Spese militari: perché non ridurle?
L’Istituto
di ricerche internazionali Archivio Disarmo ha presentato il nuovo
Rapporto 2010 sulle spese per gli armamenti del nostro paese, dal
quale emerge un aumento delle vendite.
Nella
ricerca, diretta dal dott. Emilio Emmolo e condotta su fonte Istat,
emerge che l’Italia ha esportato armi comuni da sparo, munizioni ed
esplosivi per oltre 460 milioni di euro nel 2007 e per oltre 465
milioni di euro nel 2008, con un incremento del 12% rispetto al
biennio precedente, toccando così i valori più alti dal 1996.
Le
esportazioni sono state dirette per la maggior parte verso gli Stati
Uniti (30%) e i Paesi membri dell’Unione Europea (45%), ma anche
verso una serie di Paesi nei quali si riscontra la presenza di
conflitti e di gravi violazioni dei diritti umani.
Si
possono così notare vendite di armi verso Paesi sottoposti a
embarghi internazionali sulle forniture di armi (Cina, Libano,
Repubblica Democratica del Congo, Iran, Uzbekistan, Armenia e
Azerbaijan) e verso Paesi in cui sono in atto conflitti e in cui si
riscontrano gravi violazioni dei diritti umani riconosciute non solo
da Organizzazioni non Governative (quelle prese in considerazioni
dalla ricerca dell’Archivio Disarmo, tra le più autorevoli, sono
“Amnesty International”, “Escola de Cultura de Pau” e “Human
Rights Watch”), ma anche dalle stesse Nazioni Unite e dall’Unione
Europea: Federazione Russa, Thailandia, Filippine, Pakistan, India,
Afghanistan, Colombia, Israele, Congo e Kenya).
E’
opportuno ricordare che, come ha più volte evidenziato l’ONU,
spesso attraverso vendite legali si passa a successive forniture a
soggetti che di questi strumenti fanno un uso non consentito, finendo
per armare anche la delinquenza organizzata, formazioni
terroristiche, bande paramilitari ecc.
Tagliare
le spese degli armamenti, oltre che etico (dato che la nostra
Repubblica nella propria costituzione ripudia la guerra), sarebbe
utile anche da un punto di vista economico, anche alla luce del
periodo di crisi che si sta attraversando. Sarebbe logico infatti
ridurre le spese per sottomarini e cannoni semoventi che,
fortunatamente, da sessant’anni non hanno mai sparato un colpo., così
come mi sembrerebbe del tutto naturale disinvestire in supercaccia e
missili destinati a conflitti mondiali che sono scomparsi dalla
storia.
Facciamo
degli esempi concreti. Si potrebbe:
-
interrompere
il fantascientifico programma jet Jsf che prevede un costo superiore
a 13 miliardi di euro; -
annullare
l’acquisto di sottomarini casse U-212: la Marina ne ha due e ne ha
ordinati altrettanti. Costano almeno 350 milioni l’uno. La scorsa
settimana ad esempio la Germania, per contrastare la crisi
economica, ha deciso di sfoltire la sua flotta subacquea… non
potrebbe farlo anche l’Italia? -
rinunciare
agli Eurofighter Typhoon il cui prezzo cresce sempre di più.

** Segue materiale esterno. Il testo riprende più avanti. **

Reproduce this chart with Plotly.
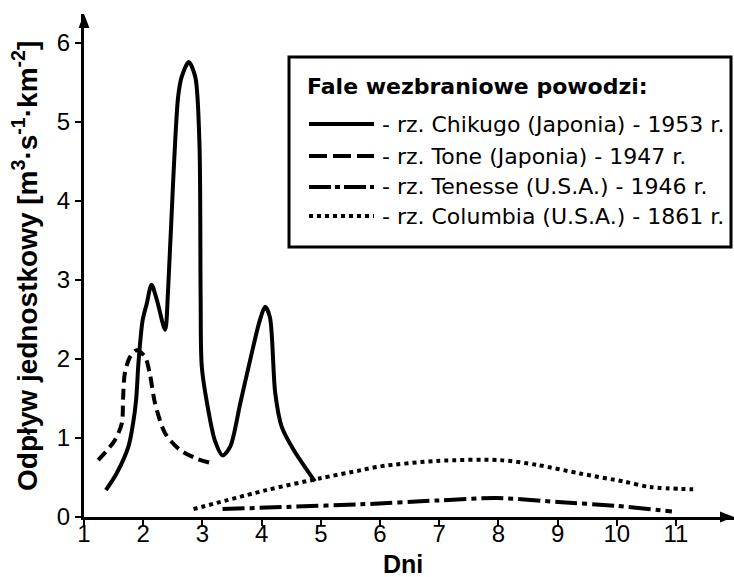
import plotly.graph_objects as go

# Flood hydrographs: unit runoff [m3 s-1 km-2] vs. time [days]
chikugo_x = [1.37, 1.55, 1.75, 1.83, 1.88, 1.92, 1.99, 2.06, 2.14, 2.23, 2.37, 2.42, 2.51, 2.59,
             2.65, 2.77, 2.88, 2.95, 2.97, 2.99, 3.10, 3.21, 3.34, 3.47, 3.64, 3.86, 3.97, 4.06,
             4.14, 4.23, 4.34, 4.54, 4.90]
chikugo_y = [0.34, 0.55, 0.89, 1.19, 1.48, 1.95, 2.49, 2.70, 2.94, 2.75, 2.37, 2.87, 4.31, 5.32,
             5.57, 5.76, 5.57, 4.73, 2.80, 1.90, 1.35, 0.97, 0.78, 0.89, 1.44, 2.16, 2.49, 2.66,
             2.53, 1.57, 1.14, 0.85, 0.45]

tone_x = [1.24, 1.52, 1.64, 1.66, 1.69, 1.78, 1.89, 2.03, 2.11, 2.20, 2.37, 2.62, 2.90, 3.16]
tone_y = [0.72, 0.97, 1.19, 1.50, 1.82, 2.03, 2.11, 2.03, 1.82, 1.44, 1.06, 0.85, 0.74, 0.68]

tenesse_x = [3.34, 4.5, 5.66, 6.99, 7.97, 9.01, 10.0, 10.93]
tenesse_y = [0.10, 0.13, 0.16, 0.21, 0.24, 0.19, 0.14, 0.07]

columbia_x = [2.85, 4.08, 4.99, 5.66, 6.00, 6.96, 8.03, 8.65, 9.38, 10.11, 10.56, 11.29]
columbia_y = [0.10, 0.34, 0.49, 0.59, 0.64, 0.71, 0.72, 0.66, 0.55, 0.45, 0.38, 0.35]

legend_title = "Fale wezbraniowe powodzi:"
legend_labels = [
    "- rz. Chikugo (Japonia) - 1953 r.",
    "- rz. Tone (Japonia) - 1947 r.",
    "- rz. Tenesse (U.S.A.) - 1946 r.",
    "- rz. Columbia (U.S.A.) - 1861 r.",
]
x_ticks = list(range(1, 12))
y_ticks = list(range(0, 7))

FONT = "Liberation Sans, Arial, sans-serif"
WIDE = "DejaVu Sans, sans-serif"
W, H = 734, 577
ML, MR, MT, MB = 84, 0, 14, 60
PW, PH = W - ML - MR, H - MT - MB
X_RANGE = [1, 1 + PW / 59.2]
Y_RANGE = [0, PH / 79.0]


def px(x):
    return (x - ML) / PW


def py(y):
    return (H - MB - y) / PH


series = [
    (chikugo_x, chikugo_y, "solid", 4),
    (tone_x, tone_y, "11px,6px", 4),
    (tenesse_x, tenesse_y, "22px,5px,5px,5px", 4),
    (columbia_x, columbia_y, "4px,4px", 4),
]

fig = go.Figure()
for (xs, ys, dash, w), name in zip(series, legend_labels):
    fig.add_trace(go.Scatter(
        x=xs, y=ys, mode="lines", name=name, showlegend=False,
        line=dict(color="black", width=w, dash=dash, shape="spline", smoothing=0.8),
    ))
# invisible trace that carries the day labels on a second x axis
fig.add_trace(go.Scatter(x=X_RANGE, y=[0, 0], xaxis="x2", mode="lines",
                         line=dict(width=0), hoverinfo="skip", showlegend=False))

shapes = []
annotations = []

# axis arrowheads
shapes.append(dict(type="path", xref="paper", yref="paper", xsizemode="pixel", ysizemode="pixel",
                   xanchor=1, yanchor=0, path="M0,0 L-14,5.5 L-14,-5.5 Z",
                   fillcolor="black", line=dict(width=0)))
shapes.append(dict(type="path", xref="paper", yref="paper", xsizemode="pixel", ysizemode="pixel",
                   xanchor=0, yanchor=1, path="M0,0 L-5.5,-14 L5.5,-14 Z",
                   fillcolor="black", line=dict(width=0)))

# legend frame
shapes.append(dict(type="rect", xref="paper", yref="paper",
                   x0=px(289), x1=px(731), y0=py(247), y1=py(57),
                   line=dict(color="black", width=3), fillcolor="white", layer="above"))

annotations.append(dict(text="<b>%s</b>" % legend_title, xref="paper", yref="paper",
                        x=px(305), y=py(87), xanchor="left", yanchor="middle", showarrow=False,
                        font=dict(family=WIDE, size=22, color="black")))

legend_rows = [124, 156, 187, 216]
legend_dash = ["solid", "18px,6px", "22px,4px,5px,4px", "4px,4px"]
for yy, lab, dash in zip(legend_rows, legend_labels, legend_dash):
    shapes.append(dict(type="line", xref="paper", yref="paper",
                       x0=px(309), x1=px(374), y0=py(yy), y1=py(yy),
                       line=dict(color="black", width=4, dash=dash), layer="above"))
    annotations.append(dict(text=lab, xref="paper", yref="paper",
                            x=px(380), y=py(yy), xanchor="left", yanchor="middle", showarrow=False,
                            font=dict(family=WIDE, size=22, color="black")))

annotations.append(dict(
    text="<b>Odpływ jednostkowy [m<sup>3</sup>·s<sup>-1</sup>·km<sup>-2</sup>]</b>",
    xref="paper", yref="paper", x=px(25), y=py(266), textangle=-90,
    xanchor="center", yanchor="middle", showarrow=False,
    font=dict(family=FONT, size=28, color="black")))
annotations.append(dict(text="<b>Dni</b>", xref="paper", yref="paper",
                        x=px(403), y=py(564), xanchor="center", yanchor="middle",
                        showarrow=False, font=dict(family=FONT, size=25, color="black")))

fig.update_layout(
    width=W, height=H,
    margin=dict(l=ML, r=MR, t=MT, b=MB),
    paper_bgcolor="white", plot_bgcolor="white",
    shapes=shapes, annotations=annotations,
    font=dict(family=FONT, size=24, color="black"),
    xaxis=dict(range=X_RANGE, tickvals=x_ticks, ticks="outside", ticklen=6, tickwidth=2,
               tickcolor="black", showline=True, linewidth=3, linecolor="black",
               showgrid=False, zeroline=False, showticklabels=False),
    xaxis2=dict(range=X_RANGE, overlaying="x", anchor="y", side="bottom", tickvals=x_ticks,
                ticks="", showline=False, showgrid=False, zeroline=False,
                tickfont=dict(size=24, color="black")),
    yaxis=dict(range=Y_RANGE, tickvals=y_ticks, ticks="outside", ticklen=6, tickwidth=2,
               tickcolor="black", showline=True, linewidth=3, linecolor="black",
               showgrid=False, zeroline=False, tickfont=dict(size=24, color="black")),
)

fig.write_html("out.html")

Progettati durante la guerra fredda, per questi intercettori ogni
anno si spendono 235 milioni… e l’Italia si è impegnata a
comprarne 121! -
ridurre,
o meglio ancora annullare, l’acquisto di fregate Fremm, di cui si
prevedono dieci esemplari per un totale da 5,6 miliardi; -
annullare
l’acquisto di ulteriori 4 elicotteri Boeing Ch47F destinati ai
commandos dell’Esercito e che richiedono 92 milioni l’anno; -
cancellare
l’acquisto dei 70 semoventi d’artiglieria Pzh 2000 che richiedono un
costo di mezzo miliardo.
In
questo tempo di crisi economica il nostro governo continua a
commettere l’enorme errore di tagliare i fondi per la scuola, gli
asili, i fondi per la ricerca, la cultura.
Il
movimento “Science for Peace”, di cui fa parte Umberto Veronesi,
ha calcolato (tramite uno studio dell’Università Bocconi, coordinato
da Maurizio Dalocchio) che si potrebbero evitare i questi tagli
operati dal governo Berlusconi abbassando del 5% le spese in
armamenti.
Umberto
Veronesi in un recente articolo si chiedeva: “Per la ricerca
contro il cancro, che causa 150 mila morti ogni anno, il nostro Paese
spende annualmente l’equivalente di circa 225 milioni di dollari,
mentre se ne destinano 20 miliardi per le spese militari. Abbiamo
allora più a cuore le armi che i malati in Italia?”